Work to be completed.
From the first line of the listing below to the line with "dose_ticks = [1, 2, 3, 4]", print each line exactly, and nothing more. Leave out the pictures.

Collected material.
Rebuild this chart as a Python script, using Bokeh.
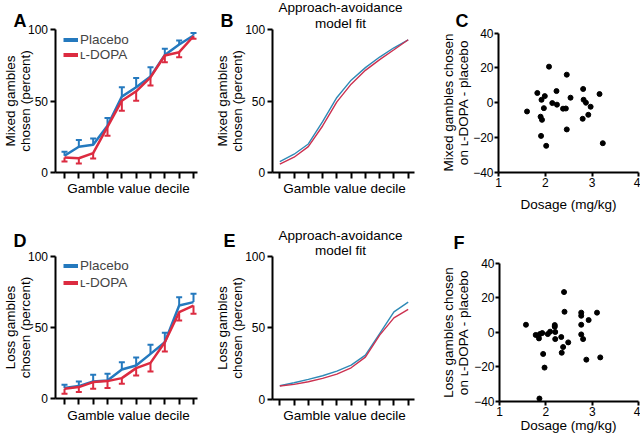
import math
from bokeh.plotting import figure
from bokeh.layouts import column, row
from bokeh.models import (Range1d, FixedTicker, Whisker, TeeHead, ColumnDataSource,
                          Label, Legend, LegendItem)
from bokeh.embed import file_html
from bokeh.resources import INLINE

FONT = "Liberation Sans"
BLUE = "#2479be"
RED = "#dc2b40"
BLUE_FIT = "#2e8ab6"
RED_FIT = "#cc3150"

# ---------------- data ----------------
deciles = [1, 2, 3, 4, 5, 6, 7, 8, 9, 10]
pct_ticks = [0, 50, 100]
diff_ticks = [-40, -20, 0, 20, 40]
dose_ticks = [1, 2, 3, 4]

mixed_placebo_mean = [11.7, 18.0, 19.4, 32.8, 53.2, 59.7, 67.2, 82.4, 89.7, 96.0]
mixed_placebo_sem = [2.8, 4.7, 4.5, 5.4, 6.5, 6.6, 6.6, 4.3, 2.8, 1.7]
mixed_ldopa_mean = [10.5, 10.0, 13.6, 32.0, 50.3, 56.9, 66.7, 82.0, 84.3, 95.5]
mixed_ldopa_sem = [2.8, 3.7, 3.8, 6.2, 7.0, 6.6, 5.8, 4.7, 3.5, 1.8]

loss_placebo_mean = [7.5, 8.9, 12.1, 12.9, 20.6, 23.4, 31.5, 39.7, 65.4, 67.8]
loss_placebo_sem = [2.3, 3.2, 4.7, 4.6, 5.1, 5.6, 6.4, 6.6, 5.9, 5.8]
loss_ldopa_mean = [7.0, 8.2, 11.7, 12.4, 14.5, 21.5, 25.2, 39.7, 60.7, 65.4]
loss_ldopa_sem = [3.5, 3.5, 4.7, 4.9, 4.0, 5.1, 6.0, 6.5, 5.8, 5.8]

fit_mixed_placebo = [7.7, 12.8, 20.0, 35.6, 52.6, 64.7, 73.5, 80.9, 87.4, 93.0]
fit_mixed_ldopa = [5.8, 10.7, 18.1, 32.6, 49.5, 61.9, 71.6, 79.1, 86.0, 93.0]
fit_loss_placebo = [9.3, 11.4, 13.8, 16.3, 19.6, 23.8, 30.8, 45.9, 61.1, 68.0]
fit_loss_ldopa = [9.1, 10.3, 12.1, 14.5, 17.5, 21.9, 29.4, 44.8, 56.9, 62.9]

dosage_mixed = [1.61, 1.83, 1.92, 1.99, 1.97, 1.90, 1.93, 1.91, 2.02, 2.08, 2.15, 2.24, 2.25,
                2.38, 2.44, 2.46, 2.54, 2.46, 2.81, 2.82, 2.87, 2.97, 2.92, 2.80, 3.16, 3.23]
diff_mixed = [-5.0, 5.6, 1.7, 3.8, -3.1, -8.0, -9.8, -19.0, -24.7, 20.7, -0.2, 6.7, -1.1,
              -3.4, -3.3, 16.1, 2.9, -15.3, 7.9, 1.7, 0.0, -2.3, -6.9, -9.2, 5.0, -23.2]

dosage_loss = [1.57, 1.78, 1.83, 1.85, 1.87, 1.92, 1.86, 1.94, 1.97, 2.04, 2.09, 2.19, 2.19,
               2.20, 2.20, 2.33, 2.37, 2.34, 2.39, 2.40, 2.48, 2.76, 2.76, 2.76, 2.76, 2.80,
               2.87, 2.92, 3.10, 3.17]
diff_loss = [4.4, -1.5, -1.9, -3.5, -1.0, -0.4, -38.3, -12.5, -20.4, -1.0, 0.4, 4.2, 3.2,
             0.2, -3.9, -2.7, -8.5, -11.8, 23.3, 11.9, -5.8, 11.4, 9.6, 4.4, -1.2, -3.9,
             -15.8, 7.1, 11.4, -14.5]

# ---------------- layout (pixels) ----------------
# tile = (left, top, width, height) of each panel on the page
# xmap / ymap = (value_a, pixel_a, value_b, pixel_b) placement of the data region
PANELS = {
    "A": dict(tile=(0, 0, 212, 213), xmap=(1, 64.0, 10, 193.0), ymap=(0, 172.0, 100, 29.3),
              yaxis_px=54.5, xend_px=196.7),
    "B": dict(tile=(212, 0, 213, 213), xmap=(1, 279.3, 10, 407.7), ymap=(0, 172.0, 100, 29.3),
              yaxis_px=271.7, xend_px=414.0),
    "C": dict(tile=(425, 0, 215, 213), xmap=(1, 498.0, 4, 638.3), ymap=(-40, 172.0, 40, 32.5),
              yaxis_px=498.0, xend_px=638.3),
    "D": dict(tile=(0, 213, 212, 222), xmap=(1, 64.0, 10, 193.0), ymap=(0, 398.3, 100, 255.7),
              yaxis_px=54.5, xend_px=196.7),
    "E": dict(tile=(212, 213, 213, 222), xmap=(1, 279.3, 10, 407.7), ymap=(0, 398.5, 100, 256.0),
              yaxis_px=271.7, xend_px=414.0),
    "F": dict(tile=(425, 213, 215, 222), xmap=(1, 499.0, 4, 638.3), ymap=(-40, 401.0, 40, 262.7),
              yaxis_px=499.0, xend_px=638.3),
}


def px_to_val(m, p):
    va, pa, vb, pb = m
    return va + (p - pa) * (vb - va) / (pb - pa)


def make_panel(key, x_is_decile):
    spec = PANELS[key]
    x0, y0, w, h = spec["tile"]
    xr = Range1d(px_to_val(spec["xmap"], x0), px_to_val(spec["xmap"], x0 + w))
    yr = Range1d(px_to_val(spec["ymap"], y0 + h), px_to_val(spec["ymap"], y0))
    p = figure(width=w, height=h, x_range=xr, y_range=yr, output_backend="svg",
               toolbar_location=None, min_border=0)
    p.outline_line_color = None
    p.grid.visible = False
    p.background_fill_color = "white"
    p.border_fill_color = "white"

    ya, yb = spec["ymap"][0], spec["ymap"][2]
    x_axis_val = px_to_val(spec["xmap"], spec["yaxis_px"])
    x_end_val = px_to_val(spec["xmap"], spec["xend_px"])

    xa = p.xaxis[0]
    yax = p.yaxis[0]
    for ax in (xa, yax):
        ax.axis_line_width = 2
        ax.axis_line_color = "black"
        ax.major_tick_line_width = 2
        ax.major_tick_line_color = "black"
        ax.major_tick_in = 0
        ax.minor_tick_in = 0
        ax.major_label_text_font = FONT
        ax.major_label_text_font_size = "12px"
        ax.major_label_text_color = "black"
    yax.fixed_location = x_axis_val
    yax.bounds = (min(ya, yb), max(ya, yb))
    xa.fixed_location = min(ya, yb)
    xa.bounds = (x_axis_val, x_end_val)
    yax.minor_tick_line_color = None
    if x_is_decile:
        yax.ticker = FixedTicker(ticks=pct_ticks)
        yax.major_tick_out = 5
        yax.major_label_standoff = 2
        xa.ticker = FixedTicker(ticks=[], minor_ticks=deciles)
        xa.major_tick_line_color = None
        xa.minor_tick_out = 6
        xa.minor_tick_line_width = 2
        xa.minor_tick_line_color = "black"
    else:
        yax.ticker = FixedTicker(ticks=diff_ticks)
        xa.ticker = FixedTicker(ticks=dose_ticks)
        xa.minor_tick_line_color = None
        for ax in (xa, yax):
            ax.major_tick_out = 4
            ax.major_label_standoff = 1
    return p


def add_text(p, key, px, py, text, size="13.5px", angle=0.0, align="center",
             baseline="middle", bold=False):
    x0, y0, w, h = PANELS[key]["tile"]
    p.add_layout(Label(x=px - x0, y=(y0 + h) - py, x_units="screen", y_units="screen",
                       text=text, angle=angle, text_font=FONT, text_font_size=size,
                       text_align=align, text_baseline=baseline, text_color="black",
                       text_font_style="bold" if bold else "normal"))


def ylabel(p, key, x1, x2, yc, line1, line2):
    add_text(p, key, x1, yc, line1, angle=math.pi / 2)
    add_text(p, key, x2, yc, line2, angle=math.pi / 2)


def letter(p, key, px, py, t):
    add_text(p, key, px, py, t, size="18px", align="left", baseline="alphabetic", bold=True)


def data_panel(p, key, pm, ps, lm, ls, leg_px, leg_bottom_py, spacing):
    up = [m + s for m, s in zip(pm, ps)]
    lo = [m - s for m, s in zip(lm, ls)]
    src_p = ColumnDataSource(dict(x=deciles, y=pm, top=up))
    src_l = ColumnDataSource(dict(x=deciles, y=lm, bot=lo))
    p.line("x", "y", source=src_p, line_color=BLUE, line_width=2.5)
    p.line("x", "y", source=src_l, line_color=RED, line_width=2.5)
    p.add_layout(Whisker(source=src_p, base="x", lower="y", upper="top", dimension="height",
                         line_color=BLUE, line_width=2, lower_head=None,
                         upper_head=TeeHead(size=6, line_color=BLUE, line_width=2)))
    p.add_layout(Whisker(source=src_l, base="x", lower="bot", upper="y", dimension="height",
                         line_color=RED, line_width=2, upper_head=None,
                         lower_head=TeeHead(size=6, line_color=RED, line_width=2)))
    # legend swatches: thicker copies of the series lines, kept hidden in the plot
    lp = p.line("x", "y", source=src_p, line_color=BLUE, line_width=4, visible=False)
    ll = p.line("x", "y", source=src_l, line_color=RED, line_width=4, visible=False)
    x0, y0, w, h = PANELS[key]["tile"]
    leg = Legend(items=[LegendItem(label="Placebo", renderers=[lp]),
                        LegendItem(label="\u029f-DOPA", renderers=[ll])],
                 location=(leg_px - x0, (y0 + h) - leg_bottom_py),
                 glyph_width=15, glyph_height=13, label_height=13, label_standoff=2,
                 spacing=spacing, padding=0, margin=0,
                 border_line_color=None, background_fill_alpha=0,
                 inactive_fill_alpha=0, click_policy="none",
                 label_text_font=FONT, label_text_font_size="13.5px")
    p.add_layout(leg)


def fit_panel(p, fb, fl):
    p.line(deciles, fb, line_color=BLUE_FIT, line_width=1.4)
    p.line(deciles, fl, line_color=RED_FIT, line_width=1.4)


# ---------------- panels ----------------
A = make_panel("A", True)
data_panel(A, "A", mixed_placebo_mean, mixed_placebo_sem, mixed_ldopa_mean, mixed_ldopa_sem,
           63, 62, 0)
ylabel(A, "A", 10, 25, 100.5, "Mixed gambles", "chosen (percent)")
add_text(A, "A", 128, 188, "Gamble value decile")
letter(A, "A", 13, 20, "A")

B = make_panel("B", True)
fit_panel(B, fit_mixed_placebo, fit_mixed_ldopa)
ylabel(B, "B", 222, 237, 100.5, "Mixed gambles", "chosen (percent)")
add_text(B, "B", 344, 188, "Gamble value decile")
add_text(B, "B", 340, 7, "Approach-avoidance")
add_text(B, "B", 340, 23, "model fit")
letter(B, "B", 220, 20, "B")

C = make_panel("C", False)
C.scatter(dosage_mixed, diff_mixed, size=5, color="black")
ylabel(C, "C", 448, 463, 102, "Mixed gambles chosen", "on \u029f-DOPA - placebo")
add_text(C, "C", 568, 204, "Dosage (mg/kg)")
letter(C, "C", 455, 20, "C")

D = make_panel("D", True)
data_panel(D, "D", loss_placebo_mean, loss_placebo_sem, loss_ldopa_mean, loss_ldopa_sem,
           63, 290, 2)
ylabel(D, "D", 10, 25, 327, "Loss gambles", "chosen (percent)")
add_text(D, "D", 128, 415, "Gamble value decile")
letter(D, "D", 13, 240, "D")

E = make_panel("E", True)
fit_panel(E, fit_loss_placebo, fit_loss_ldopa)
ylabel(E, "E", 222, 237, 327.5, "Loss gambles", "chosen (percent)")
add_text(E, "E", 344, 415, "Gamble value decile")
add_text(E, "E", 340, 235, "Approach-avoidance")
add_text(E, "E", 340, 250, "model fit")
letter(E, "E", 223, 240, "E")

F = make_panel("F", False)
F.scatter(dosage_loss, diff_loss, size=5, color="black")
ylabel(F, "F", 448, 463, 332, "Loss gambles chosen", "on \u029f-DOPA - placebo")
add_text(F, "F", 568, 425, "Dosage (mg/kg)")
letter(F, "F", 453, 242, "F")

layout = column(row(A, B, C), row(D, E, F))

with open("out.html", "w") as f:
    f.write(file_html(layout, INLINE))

Task result.
Rebuild this chart as a Python script, using Bokeh.
import math
from bokeh.plotting import figure
from bokeh.layouts import column, row
from bokeh.models import (Range1d, FixedTicker, Whisker, TeeHead, ColumnDataSource,
                          Label, Legend, LegendItem)
from bokeh.embed import file_html
from bokeh.resources import INLINE

FONT = "Liberation Sans"
BLUE = "#2479be"
RED = "#dc2b40"
BLUE_FIT = "#2e8ab6"
RED_FIT = "#cc3150"

# ---------------- data ----------------
deciles = [1, 2, 3, 4, 5, 6, 7, 8, 9, 10]
pct_ticks = [0, 50, 100]
diff_ticks = [-40, -20, 0, 20, 40]
dose_ticks = [1, 2, 3, 4]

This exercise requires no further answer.